Nevertheless, the "RR" agenda is indistinguishable from the traditional Tory stance on the EU, which basically supports Britain's continued membership of the EU, but argues for some degree of "reform". Go back forty years and you will see exactly the same sentiments, with no better ideas being offered as to how the mythical repatriation of powers should be achieved.
Returning to this agenda is "fishing", but there is no hint of the strategy which we concluded must be followed – a declaration of unilateral withdrawal, followed by a proposal to enter negotiations on issues of mutual interest – on our terms.
And to confirm the europlastic credentials of her group, Leadsom "insists" that the vast majority of Tory MPs want to remain in the EU rather than pull out. Hers is a grouping of "pragmatic" eurosceptics which, with William Hague's support, is being advised by Foreign Office officials on which powers might be returned to the UK.
"We are looking in a very detailed way on what could be done differently," says Leadsom. "The Government is keen on that. There is no wedge between the Government and [Tory] backbenchers on this."

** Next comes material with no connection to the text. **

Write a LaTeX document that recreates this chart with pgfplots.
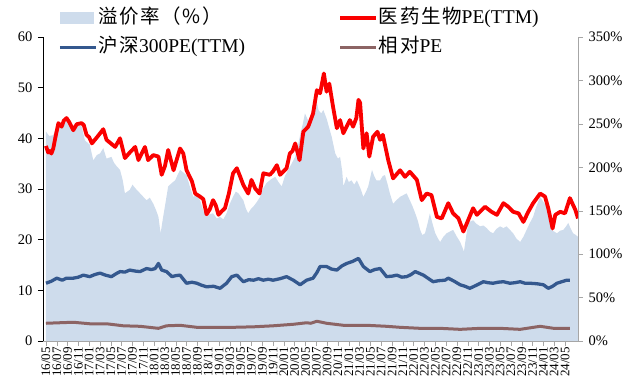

So there you have it. As Helen over at Your Freedom and Ours observes everybody is a eurosceptic now. But, it would appear, we must learn to call Tory europhiles "pragmatic eurosceptics".
This is a hijack in progress, so you will not see any support from this quarter. These people are not our friends. They are not our allies. They are not eurosceptics in any shape or form. They are europhiles in disguise, and form as much a barrier to EU withdrawal as their predecessors.